With pictures and words
Is this communicating?
The sounds that I've heard:
The growling voice then fading.
And yes my heart was beating
Or was it just repeating?

With nickels and dimes
You soon will have a dollar.
Am I in your time?
I see no need to swallow
Or catch a plane to travel--
My mind's not made of gravel.

[Break]

Can you find your way
Or do you want my vision?
It's dark there, they say
But that's just superstition.
And in my last inspection
Is this the right direction?

I once had a girl.
She told me I was funny.
She said in your world
You needed lots of money
And things to kill your brother
But death just starts another.

[Coda]


The song ¡Que Vida!, or What a Life! in English, is a simple round of identical structure with, except for the break, almost identical instrumental passages between each verse following the exact same melody as the lyric. It reminds me, in its revolving pattern and instrumentation, of the Zombies’ Changes from the Odessey and Oracle album, released over a year later. The baroque rock sound of ¡Que Vida! is dominated by chordal organ playing and a flute along with acoustic guitar, and moves (like the Doors, Break on Through) to a bossa nova beat. The song begins and ends with a popgun sound—an ironic allusion to war? Sleigh bells close out the record.

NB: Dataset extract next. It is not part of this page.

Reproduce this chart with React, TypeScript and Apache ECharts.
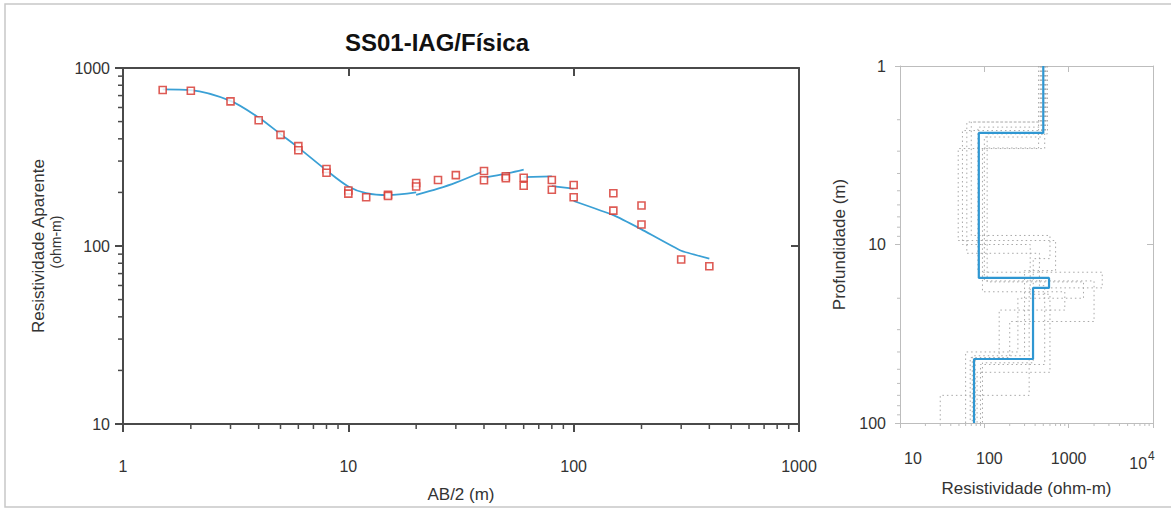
import React, { useEffect, useRef } from 'react';
import * as echarts from 'echarts';

// ---------- Left chart: sounding curve ----------
const obsAB = [1.5, 2, 3, 4, 5, 6, 6, 8, 8, 10, 10, 12, 15, 15, 20, 20, 25, 30, 40, 40, 50, 50, 60, 60, 80, 80, 100, 100, 150, 150, 200, 200, 300, 400];
const obsRho = [752, 745, 649, 509, 421, 364, 345, 271, 258, 205, 197, 188, 194, 191, 226, 216, 235, 250, 264, 234, 246, 240, 242, 218, 235, 207, 220, 188, 198, 158, 169, 132, 84, 77];

const calcSeg1AB = [1.5, 2, 3, 4, 5, 6, 8, 10, 12, 15, 20];
const calcSeg1Rho = [759, 752, 654, 527, 425, 357, 266, 216, 198, 193, 200];
const calcSeg2AB = [20, 25, 30, 40];
const calcSeg2Rho = [194, 210, 227, 264];
const calcSeg3AB = [40, 50, 60];
const calcSeg3Rho = [242, 255, 269];
const calcSeg4AB = [60, 80];
const calcSeg4Rho = [244, 246];
const calcSeg5AB = [80, 100];
const calcSeg5Rho = [217, 210];
const calcSeg6AB = [100, 150, 200, 300, 400];
const calcSeg6Rho = [179, 149, 124, 94, 85];

const leftXTicks = [1, 10, 100, 1000];
const leftYTicks = [10, 100, 1000];
const minorMultipliers = [2, 3, 4, 5, 6, 7, 8, 9];

// ---------- Right chart: layered model ----------
const bestRho = [500, 86, 585, 378, 75.5];
const bestDepth = [2.37, 15.4, 17.5, 43.8];

const altRho1 = [520, 49, 700, 300, 72];
const altDepth1 = [2.9, 9.5, 14, 42];
const altRho2 = [460, 62, 450, 520, 90];
const altDepth2 = [2.06, 11.2, 17, 47];
const altRho3 = [560, 108, 1500, 250, 60];
const altDepth3 = [2.4, 16.2, 20, 40];
const altRho4 = [470, 84, 2500, 340, 30];
const altDepth4 = [2.2, 14.3, 17.5, 70];
const altRho5 = [440, 95, 900, 150, 78];
const altDepth5 = [2.88, 18.4, 23.3, 44];
const altRho6 = [540, 70, 600, 380, 95];
const altDepth6 = [2.06, 8.9, 12, 46];
const altRho7 = [480, 100, 2000, 200, 68];
const altDepth7 = [2.5, 16, 27, 43];
const altRho8 = [530, 55, 350, 600, 82];
const altDepth8 = [2.3, 10, 19, 52];

const altModels = [
  [altRho1, altDepth1], [altRho2, altDepth2], [altRho3, altDepth3], [altRho4, altDepth4],
  [altRho5, altDepth5], [altRho6, altDepth6], [altRho7, altDepth7], [altRho8, altDepth8],
];

const DEPTH_TOP = 1;
const DEPTH_BOTTOM = 100;

function stepLine(rho: number[], depth: number[]) {
  const pts: number[][] = [];
  let top = DEPTH_TOP;
  for (let i = 0; i < rho.length; i++) {
    const bottom = i < depth.length ? depth[i] : DEPTH_BOTTOM;
    pts.push([rho[i], top]);
    pts.push([rho[i], bottom]);
    top = bottom;
  }
  return pts;
}

function minorValues(from: number, to: number) {
  const out: number[] = [];
  for (let d = from; d < to; d *= 10) for (const k of minorMultipliers) out.push(k * d);
  return out;
}

const FONT = '"Liberation Sans", Arial, sans-serif';
const DARK = '#4a4a4a';
const LIGHT = '#bdbdbd';
const BLUE = '#3aa0d5';
const RED = '#d6322b';

// minor log ticks drawn as thin rect symbols placed by the axes' own scales
function minorTickSeries(grid: number, horizontal: boolean, values: number[], anchor: number, len: number, color: string, width: number) {
  return {
    type: 'scatter', xAxisIndex: grid, yAxisIndex: grid, clip: false, silent: true, z: 6,
    data: values.map((v) => (horizontal ? [v, anchor] : [anchor, v])),
    symbol: 'rect',
    symbolSize: horizontal ? [width, len] : [len, width],
    symbolOffset: horizontal ? [0, len / 2] : [-len / 2, 0],
    itemStyle: { color, opacity: 1 },
    emphasis: { disabled: true },
  };
}

export default function App() {
  const ref = useRef<HTMLDivElement>(null);
  useEffect(() => {
    if (!ref.current) return;
    const chart = echarts.init(ref.current, undefined, { renderer: 'svg' });

    const zip = (a: number[], b: number[]) => a.map((v, i) => [v, b[i]]);
    const calcSegs = [
      [calcSeg1AB, calcSeg1Rho, 0.3], [calcSeg2AB, calcSeg2Rho, 0.3], [calcSeg3AB, calcSeg3Rho, 0.3],
      [calcSeg4AB, calcSeg4Rho, 0], [calcSeg5AB, calcSeg5Rho, 0], [calcSeg6AB, calcSeg6Rho, 0.12],
    ] as any[];

    const labelStyle = { fontSize: 16, color: '#333', fontFamily: FONT };

    const option: any = {
      animation: false,
      backgroundColor: '#fff',
      textStyle: { fontFamily: FONT },
      grid: [
        { left: 123, top: 68, width: 676, height: 356, outerBoundsMode: 'none', containLabel: false },
        { left: 900, top: 66, width: 253, height: 357, outerBoundsMode: 'none', containLabel: false },
      ],
      graphic: [
        { type: 'rect', silent: true, shape: { x: 5, y: 4, width: 1200, height: 503 }, style: { fill: 'none', stroke: '#c8c8c8', lineWidth: 1.5 } },
        { type: 'text', x: 437, y: 42, style: { text: 'SS01-IAG/Física', font: `bold 24px ${FONT}`, fill: '#111', align: 'center', verticalAlign: 'middle' } },
        { type: 'text', x: 38, y: 246, rotation: Math.PI / 2, style: { text: 'Resistividade Aparente', font: `17px ${FONT}`, fill: '#333', align: 'center', verticalAlign: 'middle' } },
        { type: 'text', x: 56, y: 242, rotation: Math.PI / 2, style: { text: '(ohm-m)', font: `14px ${FONT}`, fill: '#333', align: 'center', verticalAlign: 'middle' } },
      ],
      xAxis: [
        {
          type: 'log', logBase: 10, min: 1, max: 1000, gridIndex: 0, position: 'bottom',
          name: 'AB/2 (m)', nameLocation: 'middle', nameGap: 62,
          nameTextStyle: { fontSize: 17, color: '#333', fontFamily: FONT },
          axisLine: { onZero: false, lineStyle: { color: DARK, width: 2 } },
          axisTick: { inside: false, length: 8, lineStyle: { color: DARK, width: 2 } },
          axisLabel: { ...labelStyle, margin: 34, formatter: (v: number) => (leftXTicks.includes(v) ? String(v) : '') },
          splitLine: { show: false },
        },
        {
          type: 'log', logBase: 10, min: 10, max: 10000, gridIndex: 1, position: 'bottom',
          name: 'Resistividade (ohm-m)', nameLocation: 'middle', nameGap: 57,
          nameTextStyle: { fontSize: 17, color: '#333', fontFamily: FONT },
          axisLine: { onZero: false, lineStyle: { color: LIGHT, width: 1 } },
          axisTick: { inside: false, length: 5, lineStyle: { color: LIGHT } },
          axisLabel: {
            ...labelStyle, margin: 27, showMinLabel: true, showMaxLabel: true,
            formatter: (v: number) => {
              if (v === 10) return '{l|10}';
              if (v === 100) return '{m|100}';
              if (v === 1000) return '1000';
              if (v === 10000) return '{n|10}{sup|4}';
              return '';
            },
            rich: {
              l: { fontSize: 16, color: '#333', padding: [0, 0, 0, 26] },
              m: { fontSize: 16, color: '#333', padding: [0, 0, 0, 10] },
              n: { fontSize: 16, color: '#333' },
              sup: { fontSize: 12, color: '#333', verticalAlign: 'top', padding: [0, 22, 14, 1] },
            },
          },
          splitLine: { show: false },
        },
        {
          type: 'log', logBase: 10, min: 1, max: 1000, gridIndex: 0, position: 'top',
          axisLine: { onZero: false, lineStyle: { color: DARK, width: 2 } },
          axisTick: { inside: true, length: 8, lineStyle: { color: DARK, width: 2 } },
          axisLabel: { show: false }, splitLine: { show: false },
        },
        {
          type: 'log', logBase: 10, min: 10, max: 10000, gridIndex: 1, position: 'top',
          axisLine: { onZero: false, lineStyle: { color: LIGHT, width: 1 } },
          axisTick: { inside: true, length: 6, lineStyle: { color: LIGHT } },
          axisLabel: { show: false }, splitLine: { show: false },
        },
      ],
      yAxis: [
        {
          type: 'log', logBase: 10, min: 10, max: 1000, gridIndex: 0, position: 'left',
          axisLine: { onZero: false, lineStyle: { color: DARK, width: 2 } },
          axisTick: { inside: false, length: 8, lineStyle: { color: DARK, width: 2 } },
          axisLabel: { ...labelStyle, margin: 13, formatter: (v: number) => (leftYTicks.includes(v) ? String(v) : '') },
          splitLine: { show: false },
        },
        {
          type: 'log', logBase: 10, min: DEPTH_TOP, max: DEPTH_BOTTOM, inverse: true, gridIndex: 1, position: 'left',
          name: 'Profundidade (m)', nameLocation: 'middle', nameGap: 52,
          nameTextStyle: { fontSize: 17, color: '#333', fontFamily: FONT },
          axisLine: { onZero: false, lineStyle: { color: LIGHT, width: 1 } },
          axisTick: { inside: false, length: 5, lineStyle: { color: LIGHT } },
          axisLabel: { ...labelStyle, margin: 14 },
          splitLine: { show: false },
        },
        {
          type: 'log', logBase: 10, min: 10, max: 1000, gridIndex: 0, position: 'right',
          axisLine: { onZero: false, lineStyle: { color: DARK, width: 2 } },
          axisTick: { inside: true, length: 8, lineStyle: { color: DARK, width: 2 } },
          axisLabel: { show: false }, splitLine: { show: false },
        },
        {
          type: 'log', logBase: 10, min: DEPTH_TOP, max: DEPTH_BOTTOM, inverse: true, gridIndex: 1, position: 'right',
          axisLine: { onZero: false, lineStyle: { color: LIGHT, width: 1 } },
          axisTick: { inside: true, length: 6, lineStyle: { color: LIGHT } },
          axisLabel: { show: false }, splitLine: { show: false },
        },
      ],
      series: [
        ...calcSegs.map(([ab, rho, sm]) => ({
          type: 'line', xAxisIndex: 0, yAxisIndex: 0, data: zip(ab, rho), smooth: sm,
          showSymbol: false, lineStyle: { color: BLUE, width: 1.8 }, z: 2,
        })),
        {
          type: 'scatter', xAxisIndex: 0, yAxisIndex: 0, data: zip(obsAB, obsRho), symbol: 'rect', symbolSize: 7,
          itemStyle: { color: '#fff', borderColor: RED, borderWidth: 1.6 }, z: 5,
        },
        ...altModels.map(([rho, depth]) => ({
          type: 'line', xAxisIndex: 1, yAxisIndex: 1, data: stepLine(rho, depth),
          showSymbol: false, lineStyle: { color: '#a8a8a8', width: 1, type: [1.5, 3] }, z: 2,
        })),
        {
          type: 'line', xAxisIndex: 1, yAxisIndex: 1, data: stepLine(bestRho, bestDepth),
          showSymbol: false, lineStyle: { color: '#2f97d2', width: 2.2 }, z: 4,
        },
        minorTickSeries(0, true, minorValues(1, 1000), 10, 5, DARK, 1.5),
        minorTickSeries(0, false, minorValues(10, 1000), 1, 5, DARK, 1.5),
        minorTickSeries(1, true, minorValues(10, 10000), DEPTH_BOTTOM, 3, LIGHT, 1),
        minorTickSeries(1, false, minorValues(1, 100), 10, 3, LIGHT, 1),
      ],
    };
    chart.setOption(option);
    return () => chart.dispose();
  }, []);
  return <div ref={ref} style={{ position: 'fixed', left: 0, top: 0, width: 1171, height: 510 }} />;
}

I admit the lyrics are difficult to make coherent sense of. Though I ‘get’ the expression My heart was beating / Or was it just repeating? as an existential LSD quandary, I don’t understand why Lee sings that his mind is not made of gravel. Like Jim Morrison, Arthur Lee seems to have a dark vision, but he sloughs off the listener’s fear by calling it merely superstition. (Morrison meanwhile would mine what Lee called “superstition” for mythic symbology.) The last verse, by way of pronouns, seems to suggest that it is the listener who needs lots of money to live in a world that kills “your brother” and starts more wars. But I’m not entirely sure that the “girl” isn’t addressing the singer with “you” and that the words following She said shouldn’t be in quotation marks. In any case, this equating of greed with war would become a frequent point of protest against the Vietnam War in the months to come.The last line seems to imply a Hindu / Buddhist perspective that desire leads to endless suffering through a constant cycle of birth and death.